We must, alas, reserve our comments on this edifying and, as we hope, final Bulletin of the imperial army until tomorrow owing to lack of space. We can merely add today that according to reports in the Breslauer Zeitung, the Magyar army commanded by Dembinski has partly cut off the corps commanded by Jellachich from the main army and that the same is said to have happened to a part of the corps commanded by Schlick. We shall know by tomorrow night to what extent these reports are correct. But this much is certain: since the beginning of the campaign the imperial forces have not suffered two such reverses as those inflicted by Bem in Transylvania and Dembinski near Gödöllö.

  1. Here and in the two reports given below, “A Magyar Victory” and “An Austrian Defeat”, Engels writes about the military events in Hungary early in April: the victory won by the Hungarian troops at Hatvan on April 2 and the subsequent blows they inflicted on the Austrian army
    The bombardment of Hatvan on April 2, 1849 opened a new stage in the Hungarian offensive against the Austrian troops. It was prepared for by successful movements in the centre of military operations at the Theiss, Bem’s victories in Transylvania, guerilla warfare in areas occupied by the Austrians, and vigorous measures taken by the Kossuth Government (the Defence Council) to strengthen the army and mobilise all its resources for the struggle against the enemy. When Engels wrote this report he had not yet received the news of the battle at Hatvan. Meanwhile, the victory scored by the Hungarian army there and the subsequent blows inflicted by it on the Austrians at Tapio-Bicske (April 4), Isaczeg and Gödöllö (April 5-7), Waitzen (April 10), etc. brought about it radical change in the war in favour of revolutionary Hungary. On April 19, 1849 the Hungarians routed the Austrians in a decisive battle at Nagy-Sallo, advanced further, relieved Komorn on April 22, and liberated Pest on April 24. The defeated Austrian army retreated to the western border.

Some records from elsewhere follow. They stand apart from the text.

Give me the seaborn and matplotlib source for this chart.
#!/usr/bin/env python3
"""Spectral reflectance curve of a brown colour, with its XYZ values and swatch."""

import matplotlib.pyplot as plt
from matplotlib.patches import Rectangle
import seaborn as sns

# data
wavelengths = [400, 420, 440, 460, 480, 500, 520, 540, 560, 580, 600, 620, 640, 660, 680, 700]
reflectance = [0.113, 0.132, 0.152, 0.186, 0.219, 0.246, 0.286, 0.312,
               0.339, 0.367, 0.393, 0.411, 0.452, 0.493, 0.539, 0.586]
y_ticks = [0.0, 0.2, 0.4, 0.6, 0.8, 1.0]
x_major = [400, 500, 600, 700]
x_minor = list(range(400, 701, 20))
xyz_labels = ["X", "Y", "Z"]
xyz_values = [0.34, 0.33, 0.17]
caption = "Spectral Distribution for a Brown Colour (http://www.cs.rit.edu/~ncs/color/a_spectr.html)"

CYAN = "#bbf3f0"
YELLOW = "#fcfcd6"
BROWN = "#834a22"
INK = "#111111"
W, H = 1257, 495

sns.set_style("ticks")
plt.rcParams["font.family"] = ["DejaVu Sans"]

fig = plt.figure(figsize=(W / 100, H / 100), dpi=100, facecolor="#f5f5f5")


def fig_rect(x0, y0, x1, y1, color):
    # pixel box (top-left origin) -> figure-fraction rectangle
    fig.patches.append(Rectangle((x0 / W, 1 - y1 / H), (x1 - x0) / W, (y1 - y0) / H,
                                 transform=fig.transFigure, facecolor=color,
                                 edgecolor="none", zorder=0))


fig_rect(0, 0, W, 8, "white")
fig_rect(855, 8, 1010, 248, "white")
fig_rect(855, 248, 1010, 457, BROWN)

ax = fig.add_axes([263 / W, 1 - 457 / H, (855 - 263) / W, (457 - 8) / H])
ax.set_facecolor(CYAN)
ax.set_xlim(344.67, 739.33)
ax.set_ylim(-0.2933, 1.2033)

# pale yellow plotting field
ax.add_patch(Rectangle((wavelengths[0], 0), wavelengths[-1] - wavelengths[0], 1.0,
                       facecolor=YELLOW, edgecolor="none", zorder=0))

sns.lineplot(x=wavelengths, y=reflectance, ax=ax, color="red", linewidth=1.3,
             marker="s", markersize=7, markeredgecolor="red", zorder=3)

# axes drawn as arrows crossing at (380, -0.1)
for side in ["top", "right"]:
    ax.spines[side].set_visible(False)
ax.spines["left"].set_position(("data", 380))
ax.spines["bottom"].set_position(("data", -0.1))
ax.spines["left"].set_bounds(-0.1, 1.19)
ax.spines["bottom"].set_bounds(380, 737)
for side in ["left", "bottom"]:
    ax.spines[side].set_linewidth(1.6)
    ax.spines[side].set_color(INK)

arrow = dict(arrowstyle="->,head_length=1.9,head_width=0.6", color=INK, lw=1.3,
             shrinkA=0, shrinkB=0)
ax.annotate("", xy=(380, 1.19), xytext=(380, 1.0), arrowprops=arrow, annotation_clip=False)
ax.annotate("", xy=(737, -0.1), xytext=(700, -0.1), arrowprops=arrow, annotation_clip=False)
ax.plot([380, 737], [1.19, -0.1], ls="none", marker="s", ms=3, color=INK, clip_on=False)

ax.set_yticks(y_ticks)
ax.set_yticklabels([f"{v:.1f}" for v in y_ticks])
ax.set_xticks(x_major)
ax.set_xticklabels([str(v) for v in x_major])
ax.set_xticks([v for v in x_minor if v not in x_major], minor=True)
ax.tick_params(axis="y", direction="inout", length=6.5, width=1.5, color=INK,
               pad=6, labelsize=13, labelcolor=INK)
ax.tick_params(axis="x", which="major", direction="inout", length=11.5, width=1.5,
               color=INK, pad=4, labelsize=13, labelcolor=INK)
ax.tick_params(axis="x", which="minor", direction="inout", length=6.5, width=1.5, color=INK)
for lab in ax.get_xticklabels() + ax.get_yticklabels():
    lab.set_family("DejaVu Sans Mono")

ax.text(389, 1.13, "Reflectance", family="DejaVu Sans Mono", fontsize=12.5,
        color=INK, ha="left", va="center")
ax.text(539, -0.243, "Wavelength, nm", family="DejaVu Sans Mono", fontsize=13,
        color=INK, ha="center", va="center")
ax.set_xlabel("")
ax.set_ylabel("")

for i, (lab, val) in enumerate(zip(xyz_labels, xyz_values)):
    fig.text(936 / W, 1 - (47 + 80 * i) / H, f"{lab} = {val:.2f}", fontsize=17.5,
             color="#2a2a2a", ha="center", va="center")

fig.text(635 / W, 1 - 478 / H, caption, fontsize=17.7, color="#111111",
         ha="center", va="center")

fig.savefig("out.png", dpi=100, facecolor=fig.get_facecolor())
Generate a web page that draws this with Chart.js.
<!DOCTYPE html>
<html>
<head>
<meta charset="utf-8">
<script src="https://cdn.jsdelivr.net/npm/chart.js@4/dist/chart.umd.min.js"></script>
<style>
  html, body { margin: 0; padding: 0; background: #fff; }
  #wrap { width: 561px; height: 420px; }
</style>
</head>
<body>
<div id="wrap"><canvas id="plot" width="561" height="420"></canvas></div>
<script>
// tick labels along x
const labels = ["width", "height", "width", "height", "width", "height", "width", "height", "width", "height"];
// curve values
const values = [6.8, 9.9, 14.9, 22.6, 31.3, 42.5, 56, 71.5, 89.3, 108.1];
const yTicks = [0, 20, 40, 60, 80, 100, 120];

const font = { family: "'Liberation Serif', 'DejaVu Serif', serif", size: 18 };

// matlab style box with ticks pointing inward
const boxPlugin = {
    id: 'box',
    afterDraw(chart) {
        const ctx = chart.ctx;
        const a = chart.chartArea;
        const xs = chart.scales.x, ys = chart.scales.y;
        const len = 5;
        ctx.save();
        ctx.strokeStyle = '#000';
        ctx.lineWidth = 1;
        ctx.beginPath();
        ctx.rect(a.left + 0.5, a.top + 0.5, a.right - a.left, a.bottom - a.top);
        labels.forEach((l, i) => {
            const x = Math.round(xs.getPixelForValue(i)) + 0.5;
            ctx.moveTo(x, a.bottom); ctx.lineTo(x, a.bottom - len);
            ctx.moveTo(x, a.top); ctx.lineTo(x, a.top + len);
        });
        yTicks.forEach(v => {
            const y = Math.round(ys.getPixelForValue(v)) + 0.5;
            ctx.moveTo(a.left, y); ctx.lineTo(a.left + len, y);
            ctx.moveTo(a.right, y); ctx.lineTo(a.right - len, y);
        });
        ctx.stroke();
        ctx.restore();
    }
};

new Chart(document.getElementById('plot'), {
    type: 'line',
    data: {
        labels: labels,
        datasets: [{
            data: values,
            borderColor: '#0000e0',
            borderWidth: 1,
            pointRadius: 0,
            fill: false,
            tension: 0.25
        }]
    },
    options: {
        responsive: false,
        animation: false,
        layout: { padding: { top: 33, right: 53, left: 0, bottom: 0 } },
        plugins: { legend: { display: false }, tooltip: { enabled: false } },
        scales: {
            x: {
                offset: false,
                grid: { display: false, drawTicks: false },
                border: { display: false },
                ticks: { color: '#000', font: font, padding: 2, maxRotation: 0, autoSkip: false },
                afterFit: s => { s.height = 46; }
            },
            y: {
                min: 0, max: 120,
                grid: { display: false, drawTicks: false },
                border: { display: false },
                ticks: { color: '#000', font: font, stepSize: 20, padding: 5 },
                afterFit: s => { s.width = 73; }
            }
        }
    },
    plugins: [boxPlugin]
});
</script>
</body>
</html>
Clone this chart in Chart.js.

    The Hungarian command faced the prospect of spreading the revolutionary war into Austrian and German territory. However, because of anti-revolutionary sentiments among a number of high commanders, Görgey in particular, and the fear of diplomatic complications, it was decided to cease the pursuit of the Austrians and to turn the main forces towards the fortress of Buda, which was still held by an Austrian garrison. The siege of Buda was time-consuming (it was captured only on May 21) and this gave the Austrians the respite they needed to bring up new reserves and complete their talks with tsarist Russia about help in suppressing revolutionary Hungary (the final agreement was reached at the meeting of Francis Joseph and Nicholas 1 in Warsaw on May 2 1). All this had fatal consequences for the Hungarian revolution.